During my time working and living in Doha we had three Royal visitors, the first being the Duke of Wellington and then Princess Ann to whom my two young children had the honour of presenting her with flowers, both the Duke of Wellington and Princess Ann visited the store and I was honoured to be introduced to them and make special cakes to mark the occasion of there visits, then we had the visit of his Royal Highness Prince Charles and Lady Diana although they did not visit the store I was again extremely honoured to make a very special cake to mark the visit as at that same time it was Prince Charles’s Birthday and after viewing the cake which was on display at the Shakes hotel that the Prince visited the cake was then given to the British school to be eaten by the children.
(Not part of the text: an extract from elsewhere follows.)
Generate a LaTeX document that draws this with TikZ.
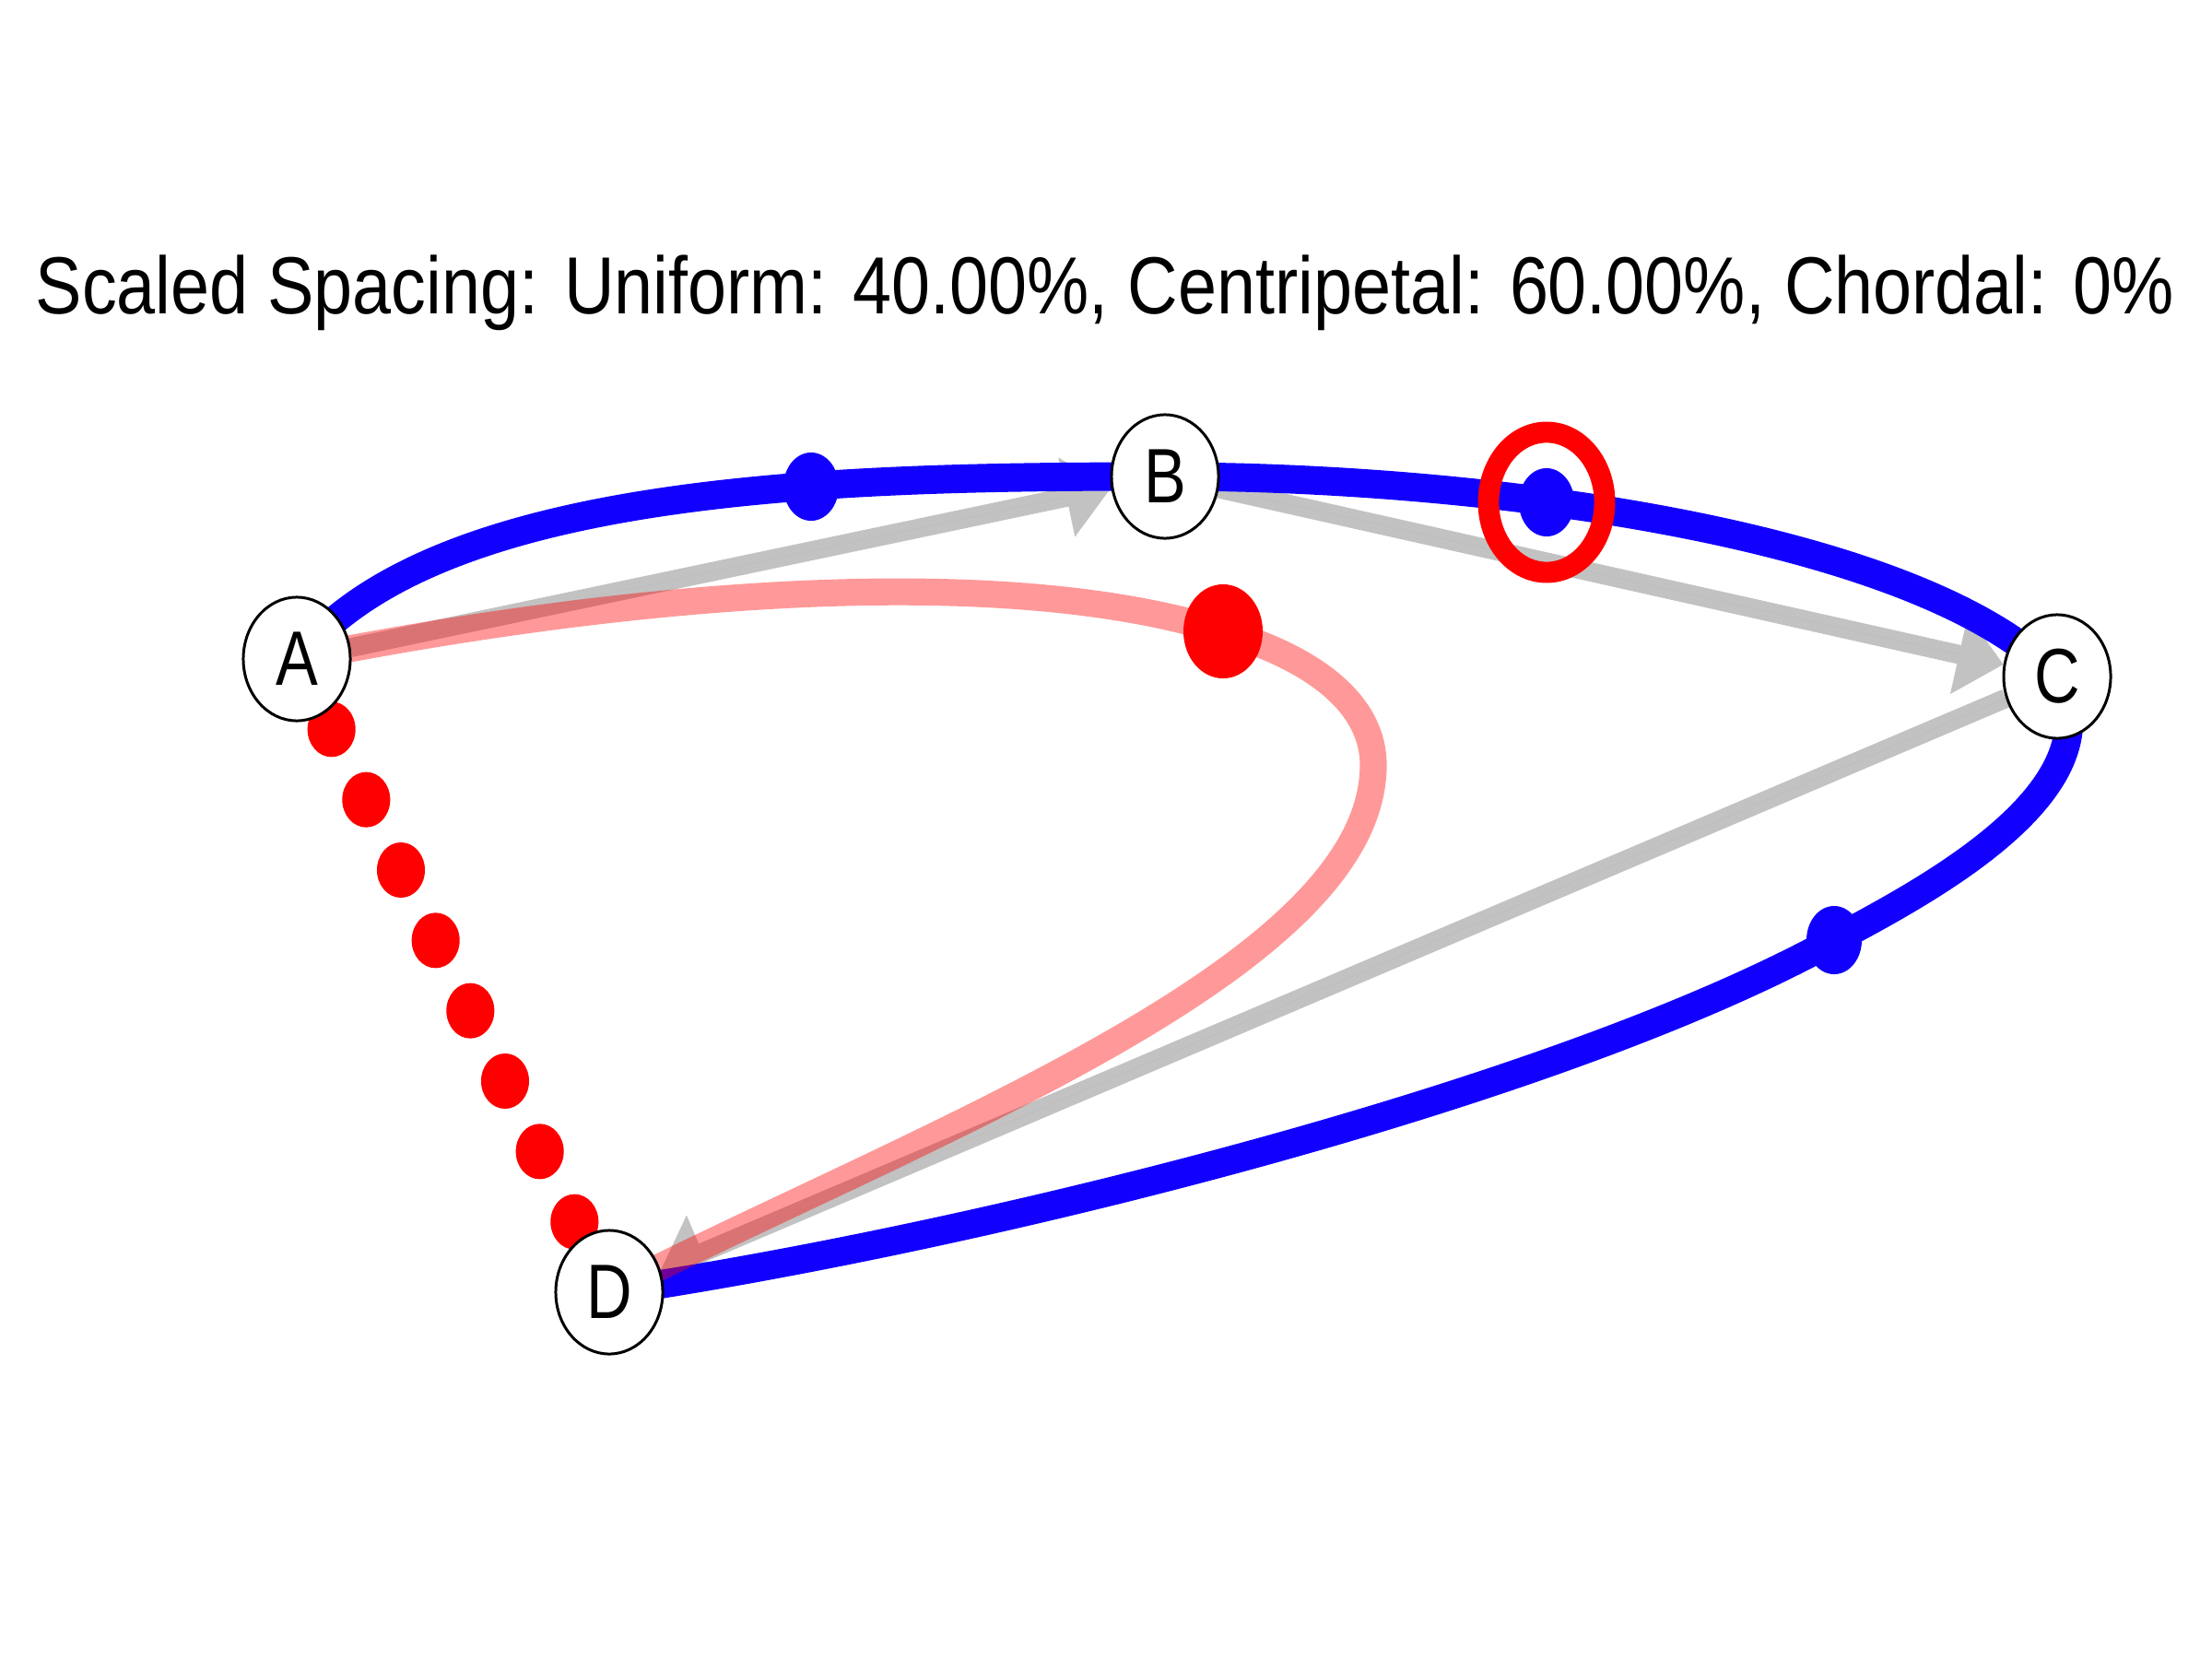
\documentclass[tikz,border=0pt]{standalone}
\usepackage{fontspec}
\usepackage{graphicx}
\setmainfont{Liberation Sans}
\usetikzlibrary{shapes.geometric,arrows.meta,calc,backgrounds}
\definecolor{splineblue}{RGB}{18,0,255}
\begin{document}
\begin{tikzpicture}[x=0.01cm,y=-0.01cm,
  vert/.style={ellipse, draw=black, line width=0.85pt, fill=white,
    minimum width=1.16cm, minimum height=1.34cm, inner sep=0pt,
    font=\fontsize{23.8}{24}\selectfont},
  ctrl/.style={draw=black!40, fill=black!40, opacity=0.6, line width=5.9pt,
    -{Triangle[length=14pt,width=25pt,line width=0pt]}},
  spline/.style={draw=splineblue, line width=8.8pt},
  pinkline/.style={draw=red, draw opacity=0.4, line width=8.3pt},
  bluedot/.style={ellipse, fill=splineblue, minimum width=0.6cm, minimum height=0.74cm, inner sep=0pt},
  reddot/.style={ellipse, fill=red, minimum width=0.86cm, minimum height=1.02cm, inner sep=0pt},
  chorddot/.style={ellipse, fill=red, minimum width=0.52cm, minimum height=0.6cm, inner sep=0pt},
  ring/.style={ellipse, draw=red, line width=6.5pt, minimum width=1.26cm, minimum height=1.52cm, inner sep=0pt}
]
\useasboundingbox (0,0) rectangle (2400,1800);

% title
\node[anchor=base west, inner sep=0pt] (title) at (38,340)
  {\resizebox{23.19cm}{\height}{\fontsize{25}{30}\selectfont Scaled Spacing: Uniform: 40.00\%, Centripetal: 60.00\%, Chordal: 0\%}};

% vertices
\node[vert] (A) at (322,715) {\scalebox{0.82}[1]{A}};
\node[vert] (B) at (1264,517) {\scalebox{0.82}[1]{B}};
\node[vert] (C) at (2232,734) {\scalebox{0.82}[1]{C}};
\node[vert] (D) at (661,1402) {\scalebox{0.82}[1]{D}};

\coordinate (m1) at (1990,1020);
\coordinate (rdpos) at (1327,685);
\coordinate (pe) at (1490,830);

\begin{scope}[on background layer]
  % control polygon
  \draw[ctrl] (A) -- (B);
  \draw[ctrl] (B) -- (C);
  \draw[ctrl] (C) -- (D);
  % blue spline
  \draw[spline] (A.center) .. controls (472,525) and (914,517) .. (B.center)
     .. controls (1614,517) and (2082,580) .. (C.center)
     .. controls (2300,860) and (2078,972) .. (m1)
     .. controls (1683,1189) and (1056,1344) .. (D.center);
  % pink curve
  \draw[pinkline] (A.center) .. controls (672,645) and (1080,608) .. (rdpos)
     .. controls (1437,718) and (1490,770) .. (pe)
     .. controls (1490,1050) and (1000,1230) .. (D.center);
  % dots on the spline
  \node[bluedot] (b1) at (880,528) {};
  \node[bluedot] (b2) at (1678,545) {};
  \node[bluedot] (b3) at (m1) {};
  \node[ring] (r2) at (b2) {};
  \node[reddot] (rd) at (rdpos) {};
  % chord dots from A to D
  \foreach \k in {1,...,8}
    \node[chorddot] (c\k) at ($(A.center)!\k/9!(D.center)$) {};
\end{scope}
\end{tikzpicture}
\end{document}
Also at this time to celebrate Prince Charles visit I was filmed and interviewed in the store by the local Qatar TV doing a cake decoration session which was then aired on the TV channel over two days.   

 

The Sheikh I worked for had many different businesses one as I just mentioned was the Big hotel on the edge of Doha bay, my friend worked there as financial manager and one day gave us a tour of the hotel, it really was impressive especially the (Penthouse Royal Suite) with its massive panoramic views overlooking Doha bay, but the opulence of the rooms was unbelievable, like in the bathroom all the bathroom fittings where made of pure solid gold and chairs covered in the finest silk.

 

Anouther memorable time was when a British war ship arrived in Doha harbour during its Gulf tour, each expat manager was delegated to look after and entertain some of the crews officers and needless to say I got the cook/baker who arrived at our villa fully laden with goodies and in particular a nice piece of “HAM” in the evening all the expats and the crew officers all got together for a barbecue and drinks and we made sure that all the officers went back to the ship (two sheets to the wind) the next day we were all invited to the ship for a guided tour and with real fish and chips served up in English newspapers and real English beer!

 

The following day they departed and as the ship eased away from the key side with all the crew standing to attention on the deck, over the ships loud speakers they played the “Queens” music with Freddie Mercury singing “We are Sailing, and We are the Champions” I think at that time it made us all fell incredibly patriotic and whenever I hear this music now I always think of Doha the staff I had, the many memories and good friends... 

 

Yes it was a good life and even better when we got paid as salary’s where always 2-3 months behind as the Sheikh who owned the store would often send one of his staff into the store to empty the tills needing the money for one of his other business ventures or a trip to Europe, but such a situation is hard to explain to the mortgage company at home, and then when I was headhunted by an international company to be the regional bakery adviser to all of the Middle East ,Cypress and Malta I decided it was time to move on and in August 1987 we said farewell to Doha, Qatar and many dear friends...  But it was a career move that was about to bring far more challenge and diversity into my baking life.